Nach dem abrupten Chefwechsel bei Nestlé fallen die Aktien kurz nach Börsenstart am Dienstag zeitweise um 3,2 Prozent auf 73,02 Franken. Die Verunsicherung bleibt gross, denn der bis vor Kurzem für seine Stabilität bekannte Konzern kommt nicht zur Ruhe.

«Dies ist nicht die Art von Nestlé, die Dinge zu regeln, zwei Chef-Ablösungen in etwas mehr als einem Jahr zu haben», schreibt Jon Cox, Analyst bei Kepler Cheuvreux. Die plötzliche Entlassung des Konzernchefs habe ihn schockiert, schreibt sein Kollege von der kanadischen Bank RBC. Sein Nachfolger Navratil sei - gemessen an traditionellen Standards von Nestlé - recht jung. Einen Strategiewechsel befürchtet der Experte nicht, aber zunächst etwas Unsicherheit.

Die Experten der US-Grossbank JPMorgan zeigen sich hingegen enttäuscht von einer Fortsetzung der Strategie, die unter Laurent Freixe eingeleitet wurde: «Wir sind enttäuscht, dass der neue CEO derzeit gezwungen ist, die Strategie seines Vorgängers fortzusetzen, obwohl der Markt angesichts der historisch niedrigen Aktienbewertung von Nestlé an deren Erfolg zweifelt», erklärten die JPMorgan-Analysten. Mit dem erneuten Wechsel dürfte die Frage nach der mittelfristigen Ausrichtung des Unternehmens weiter offenbleiben, bis mehr über die Pläne von Navratil bekannt werde.
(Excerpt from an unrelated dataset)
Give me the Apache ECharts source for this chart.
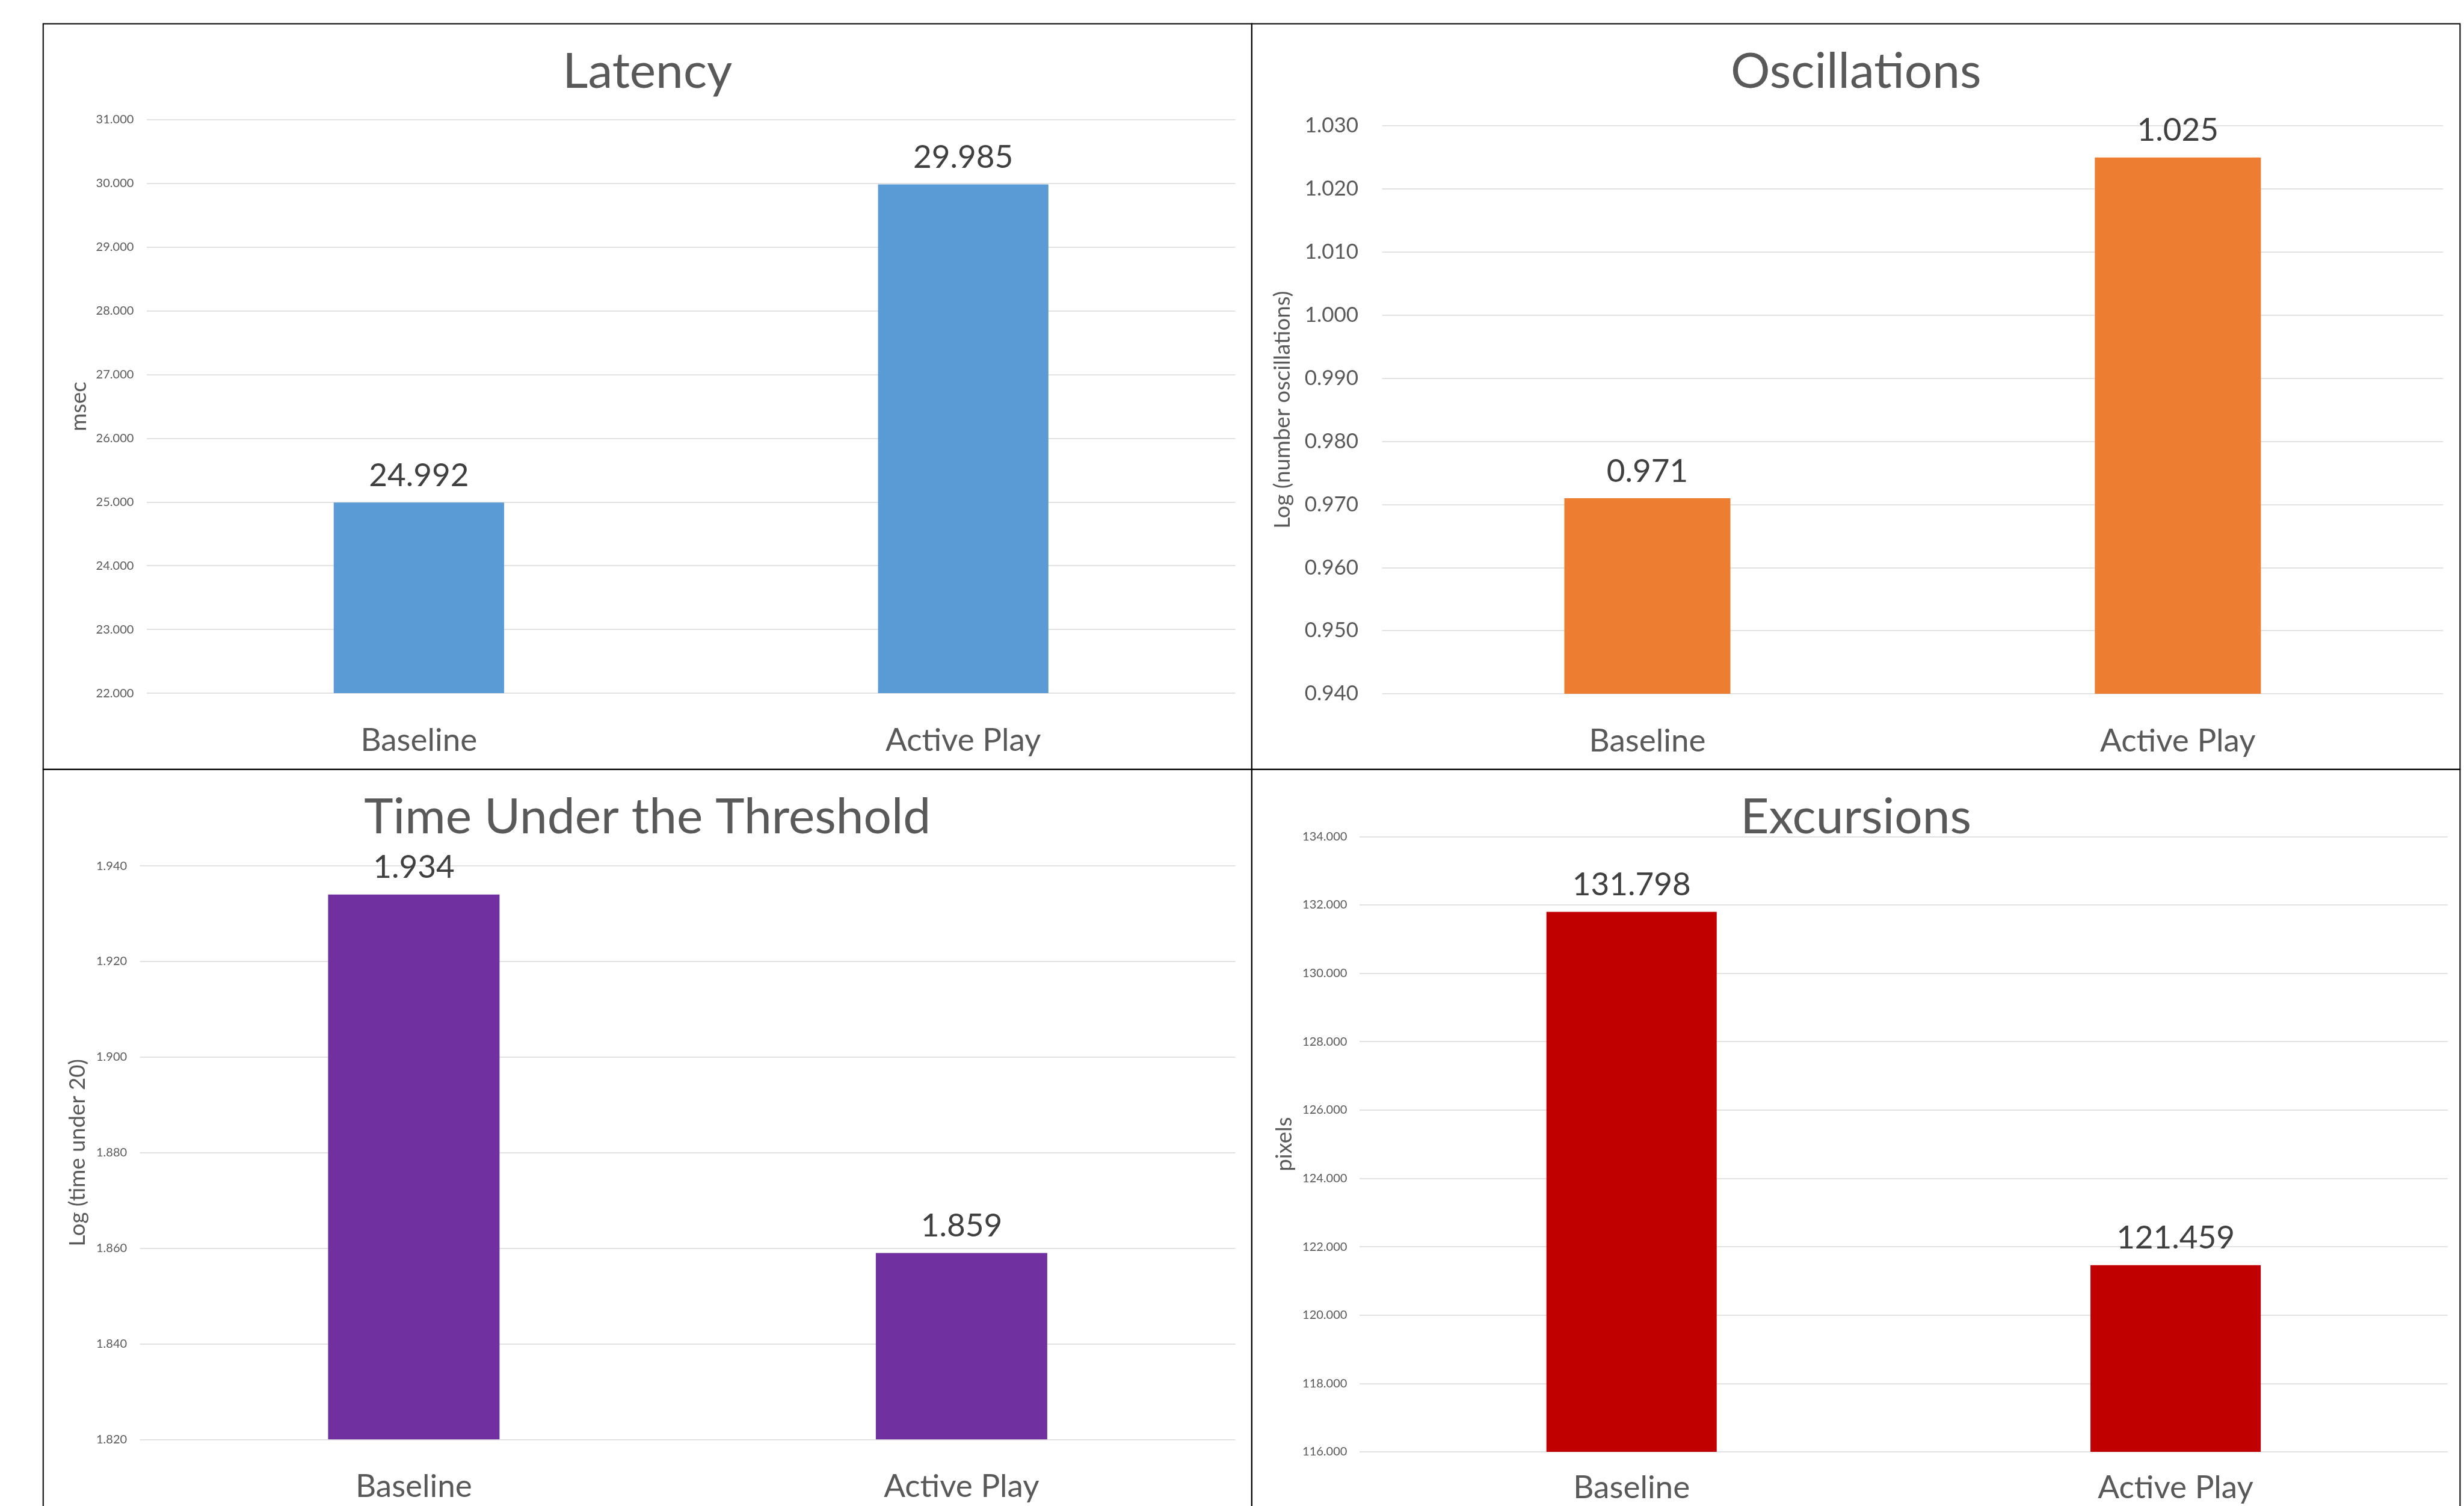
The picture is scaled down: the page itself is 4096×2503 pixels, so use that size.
<!DOCTYPE html>
<html>
<head>
<meta charset="utf-8">
<title>Baseline vs Active Play</title>
<script src="https://cdn.jsdelivr.net/npm/echarts@6/dist/echarts.min.js"></script>
<style>
  html, body { margin: 0; padding: 0; background: #fff; }
  #main { width: 4096px; height: 2503px; }
</style>
</head>
<body>
<div id="main"></div>
<script>
var categories = ['Baseline', 'Active Play'];
var latency = [24.992, 29.985];
var oscillations = [0.971, 1.025];
var timeUnder = [1.934, 1.859];
var excursions = [131.798, 121.459];

var titles = ['Latency', 'Oscillations', 'Time Under the Threshold', 'Excursions'];
var axisNames = ['msec', 'Log (number oscillations)', 'Log (time under 20)', 'pixels'];
var colors = ['#5B9BD5', '#ED7D31', '#7030A0', '#C00000'];

// [min, max, interval] of each value axis
var latencyTicks = [22, 31, 1];
var oscillationTicks = [0.94, 1.03, 0.01];
var timeUnderTicks = [1.82, 1.94, 0.02];
var excursionTicks = [116, 134, 2];

var seriesData = [latency, oscillations, timeUnder, excursions];
var tickSets = [latencyTicks, oscillationTicks, timeUnderTicks, excursionTicks];

// layout is measured on the 4366 wide original, then scaled down
var k = 4096 / 4366;
function p(v) { return v * k; }

var panels = [
  { box: [76.5, 42, 2218, 1363], plot: [260, 212, 2189, 1228], tick: 20, tickGap: 23, nameGap: 100, catGap: 52 },
  { box: [2218, 42, 4359, 1363], plot: [2449, 223, 4329, 1229], tick: 35, tickGap: 42, nameGap: 157, catGap: 52 },
  { box: [76.5, 1363, 2218, 2740], plot: [248, 1534, 2189, 2550], tick: 20, tickGap: 23, nameGap: 90, catGap: 52 },
  { box: [2218, 1363, 4359, 2740], plot: [2409, 1482, 4337, 2572], tick: 20, tickGap: 22, nameGap: 113, catGap: 33 }
];

var font = 'Lato, "Open Sans", sans-serif';
var title = [], grid = [], xAxis = [], yAxis = [], series = [], graphic = [];

panels.forEach(function (pn, i) {
  var b = pn.box, g = pn.plot, t = tickSets[i];
  graphic.push({
    type: 'rect',
    shape: { x: p(b[0]), y: p(b[1]), width: p(b[2] - b[0]), height: p(b[3] - b[1]) },
    style: { fill: 'none', stroke: '#000', lineWidth: 2 },
    z: 100
  });
  title.push({
    text: titles[i],
    left: p((b[0] + b[2]) / 2),
    top: p(b[1]) + 39,
    textAlign: 'center',
    padding: 0,
    textStyle: { fontFamily: font, fontSize: 82, fontWeight: 'normal', color: '#595959' }
  });
  grid.push({
    left: p(g[0]),
    top: p(g[1]),
    width: p(g[2] - g[0]),
    height: p(g[3] - g[1]),
    containLabel: false,
    outerBoundsMode: 'none'
  });
  xAxis.push({
    type: 'category',
    gridIndex: i,
    data: categories,
    axisLine: { show: false },
    axisTick: { show: false },
    axisLabel: { margin: pn.catGap, fontFamily: font, fontSize: 53, color: '#595959' }
  });
  yAxis.push({
    type: 'value',
    gridIndex: i,
    min: t[0],
    max: t[1],
    interval: t[2],
    name: axisNames[i],
    nameLocation: 'middle',
    nameGap: p(pn.nameGap),
    nameTextStyle: { fontFamily: font, fontSize: 36.5, color: '#595959' },
    axisLine: { show: false },
    axisTick: { show: false },
    splitLine: { lineStyle: { color: '#d9d9d9', width: 1.5 } },
    axisLabel: {
      margin: p(pn.tickGap),
      fontFamily: font,
      fontSize: pn.tick,
      color: '#595959',
      formatter: function (v) { return v.toFixed(3); }
    }
  });
  series.push({
    type: 'bar',
    xAxisIndex: i,
    yAxisIndex: i,
    data: seriesData[i],
    barWidth: '31.3%',
    itemStyle: { color: colors[i] },
    label: {
      show: true,
      position: 'top',
      distance: 18,
      fontFamily: font,
      fontSize: 53,
      color: '#404040',
      formatter: function (d) { return d.value.toFixed(3); }
    }
  });
});

var chart = echarts.init(document.getElementById('main'));
chart.setOption({
  backgroundColor: '#ffffff',
  animation: false,
  title: title,
  grid: grid,
  xAxis: xAxis,
  yAxis: yAxis,
  series: series,
  graphic: graphic
});
</script>
</body>
</html>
David Hayes vom US-Analysehaus Jefferies stellt sich derweil die Frage, warum Nestlé erneut einen Chef aus den eigenen Reihen berufen hat, anstatt sich Zeit für eine umfassende Bewertung interner und externer Kandidaten zu nehmen.

Die Bank Vontobel wiederum verweist auf den erst kürzlich durchgeführten strategischen Neustart unter Freixe. Navratil sei ein «Leader der nächsten Generation». Nicht nur durch sein junges Alter, sondern auch durch seine überaus direkte, ambitionierte und ergebnisorientierte Art.

Für die Analysten der Zürcher Kantonalbank führt dieser Personalentscheid entweder zu einer lähmenden Unsicherheit oder zu einer Rückkehr zu den Stärken des Nahrungsmittel-Multi. Navratil ist auf den ersten Blick ein Kompromiss zwischen den beiden Vorgängern Schneider und Freixe, so die Experten: «Schneider stand für frischen Wind, Freixe für die bewährten Rezepte. Philipp Navratil dürfte mehr frischen Wind von innen bringen.»

Bei der Bewältigung der Herausforderungen dürfte es helfen, dass Nespresso erneut zu den Nestlé-Highlights zählt und unter seiner Leitung auf die Siegerstrasse zurückgekehrt ist, so die ZKB-Experten. Für sie sind die Nestlé-Aktien klar unterbewertet.